Pelo que sei, o Ipas tinha obrigação de repassar relatório mensal de todos esses medicamentos com prazo de validade para o gestor da Farmácia de Alto Custo. E ele tomando conhecimento disso, que providenciasse a substituição do fornecedor ou a troca com outros estados da Federação que de repente tivesse medicamento com um prazo maior de validade, para distribuir logo. Deveria buscar uma solução para não deixar o medicamento perder. Pra mim a questão agora não é descobrir um culpado e sim evitar que isso aconteça novamente.
GD – Agora ninguém quer assumir a culpa, o governo de Mato Grosso acusa o Ipas que por sua vez se isenta da responsabilidade.
CB – Essa é uma questão que se prova documentalmente. Se o Ipas mandou os relatórios então deve ter comprovantes disso. É uma coisa que eles vão resolver entre eles, do ponto de vista contratual, se o Estado vai ou não continuar contratando, se eles cumpriram com a responsabilidade e se a culpa então é do Estado, do secretário de Saúde que não tomou as providências. Isso é simples de ser apurado, deve ter documentos e isso é o papel das instituições que estão apurando, do Tribunal de Contas do Estado, da União, da Procuradoria do Estado, o Ministério Público também deverá investigar. E esse pessoal deve faltamente chegar até a verdade.
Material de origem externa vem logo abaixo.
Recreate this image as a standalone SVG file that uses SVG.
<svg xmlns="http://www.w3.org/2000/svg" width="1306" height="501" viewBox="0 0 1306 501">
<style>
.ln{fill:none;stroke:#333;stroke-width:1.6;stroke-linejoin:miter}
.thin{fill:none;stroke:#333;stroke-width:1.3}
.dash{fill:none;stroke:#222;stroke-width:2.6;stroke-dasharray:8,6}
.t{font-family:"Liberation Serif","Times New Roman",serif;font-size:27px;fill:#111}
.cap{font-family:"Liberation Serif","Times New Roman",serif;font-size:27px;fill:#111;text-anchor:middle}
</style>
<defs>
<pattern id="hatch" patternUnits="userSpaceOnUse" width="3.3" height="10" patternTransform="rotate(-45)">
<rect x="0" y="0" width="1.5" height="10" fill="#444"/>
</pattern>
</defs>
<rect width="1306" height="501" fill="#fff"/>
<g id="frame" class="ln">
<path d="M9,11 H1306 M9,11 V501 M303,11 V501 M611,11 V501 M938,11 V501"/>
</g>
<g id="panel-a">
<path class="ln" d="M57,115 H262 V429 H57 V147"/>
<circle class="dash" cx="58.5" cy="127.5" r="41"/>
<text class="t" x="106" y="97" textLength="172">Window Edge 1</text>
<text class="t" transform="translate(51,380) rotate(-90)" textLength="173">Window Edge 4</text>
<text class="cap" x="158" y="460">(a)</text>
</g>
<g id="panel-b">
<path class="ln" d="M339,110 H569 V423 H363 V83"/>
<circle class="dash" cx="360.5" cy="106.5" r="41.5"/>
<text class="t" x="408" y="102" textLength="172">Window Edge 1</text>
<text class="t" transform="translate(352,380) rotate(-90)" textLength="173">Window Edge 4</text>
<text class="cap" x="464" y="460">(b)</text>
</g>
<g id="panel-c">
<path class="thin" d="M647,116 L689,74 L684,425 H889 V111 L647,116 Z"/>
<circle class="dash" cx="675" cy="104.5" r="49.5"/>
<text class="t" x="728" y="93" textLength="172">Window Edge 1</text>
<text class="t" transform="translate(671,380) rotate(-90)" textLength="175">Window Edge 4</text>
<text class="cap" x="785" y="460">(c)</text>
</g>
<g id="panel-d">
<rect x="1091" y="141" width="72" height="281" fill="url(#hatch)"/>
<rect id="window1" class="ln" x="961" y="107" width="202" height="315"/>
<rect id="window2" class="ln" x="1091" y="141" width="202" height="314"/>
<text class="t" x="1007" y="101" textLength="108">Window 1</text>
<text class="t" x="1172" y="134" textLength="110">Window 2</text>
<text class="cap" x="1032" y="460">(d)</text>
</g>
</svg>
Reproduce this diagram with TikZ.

Com certeza houve falha dos 2 lados.
GD – O senhor já tem 10 anos de luta na Defensoria auxiliando pacientes a conseguir o direito à saúde e vê várias negativas. Agora que se depara com centenas de remédios vencidos, como se sente?
CB – Me sinto numa situação de impotência. É até difícil dizer o que sinto, porque todos os dias as pessoas voltam na Defensoria dizendo que não conseguiram medicamento, que o Estado não está cumprindo as decisões judiciais. Eu fico é triste mesmo, triste com o sistema em que a gente vive. Eu passo a desacreditar no gestor público e até na Justiça, pois entro com uma ação judicial e o Judiciário não tem força para fazer valer a sua decisão. Que país é esse estamos? Eu fico triste. Indignado. Bastante indignado com essa situação. O que posso fazer é continuar tentando e brigando por isso.
Mas acho que essa questão do Judiciário precisa mudar. O juiz tem que mudar a mentalidade com relação à rapidez nessa tomada de decisão. Por exemplo, chega um pedido aqui e vou atender no mesmo dia e mandar para o Fórum tentando agilizar para conseguir uma liminar, acho que também da parte do Judiciário precisa haver essa resposta rápida e mais eficaz.
O Estado deve deixar de ouvir o secretário de Saúde e bloquear diretamente os recursos, principalmente nos casos que são mais graves, com risco pra vida. Isso não ocorre hoje. Normalmente, eles optam por ouvir o secretário de saúde e só depois então determinam o bloqueio. Com algumas exceções, tem juiz que está indo direto para o bloqueio da conta. Acho que a medida correta seria a determinação do bloqueio, pois no meu ponto de vista, está tomando uma decisão que vai dar muito mais eficácia e garantia de que a ordem será cumprida.